Akaryakıt fiyatlarının yükselmesi taşımacılık sektörünü doğrudan etkiliyor. Buna bağlı olarak gıda başta olmak üzere pek çok ürün ve hammaddede dolaylı olarak fiyat artışlarına neden oluyor. Dolayısıyla dönemin Maliye Bakanı Berat Albayrak’ın dediği gibi dolarla maaş almasak da dolarla borcumuz olmasa hatta doların ne olduğunu bilmesek bile döviz kurundaki artış yurttaşların aldığı her ürüne başta artan akaryakıt fiyatları ve ithalata bağımlı genel ekonomik yapı nedeniyle yansıyor.

Bundaki en büyük etkenlerden biri de Türkiye sermayesinin ve ona hizmet eden hükümetlerin Menderes döneminden beri Türkiye’yi karayolu taşımacılığına mahkum hale getirmesi.

Akaryakıt fiyatı nasıl düşer?

Yukarıda çizdiğimiz kötücül senaryodan sonra ekleyelim; Türkiye’nin kendine yetecek petrolü olmadığı için muhtemelen akaryakıt hiçbir zaman ücretsiz olamayacak.

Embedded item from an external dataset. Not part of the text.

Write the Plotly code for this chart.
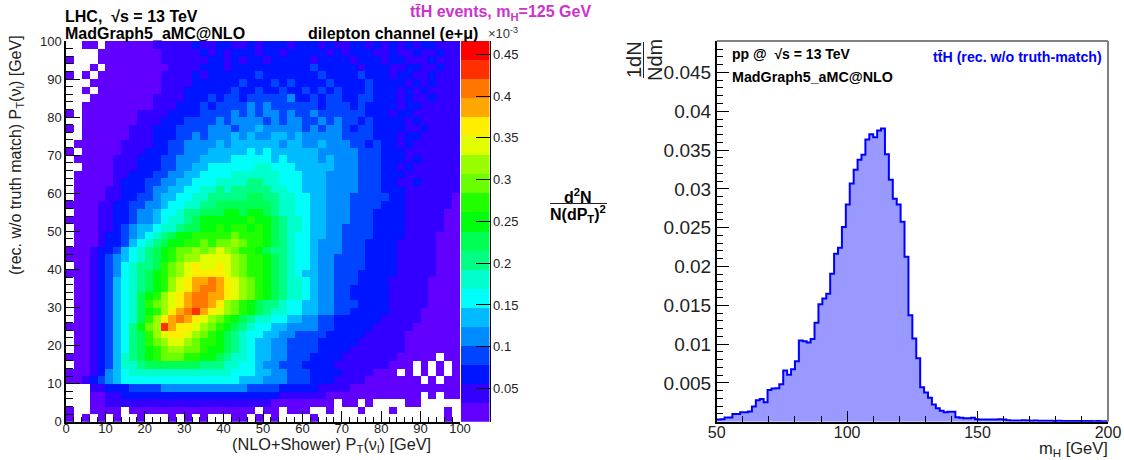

Ancak; öncelikle daha iyi bir lojistik planlaması ve ulaşım altyapısının geliştirilmesi ile yurttaşların yaşantısına olan etkileri azaltılabilir.

En önemlisi; petrolün ticareti, rafinerilerde petrol ürünlerinin elde edilmesi ve bu ürünlerin dağıtımına dair tüm tesis ve faaliyetlerin devletleştirilerek kamu işletmeciliğine geçilmesi en az üç şirketin kârını ortadan kaldıracaktır.

Petrol ürünlerinin “çevreye zararlı” olduğu için ÖTV’ye tabi olduğu ancak alınan ÖTV’ler ile hiçbir çevre koruma programı finanse edilmediği düşünülürse AKP’nin elinde “acil durum finansman aracı” haline dönüşen ÖTV’nin de ortadan kalkması akaryakıt fiyatlarının makul seviyeye inmesini sağlayacaktır.

Elbette yukarıda saydıklarımız bütüncül olarak bakıldığında, piyasa merkezli mevcut ekonomik sistem değişmeden bunların uygulanabilmesi mümkün değil.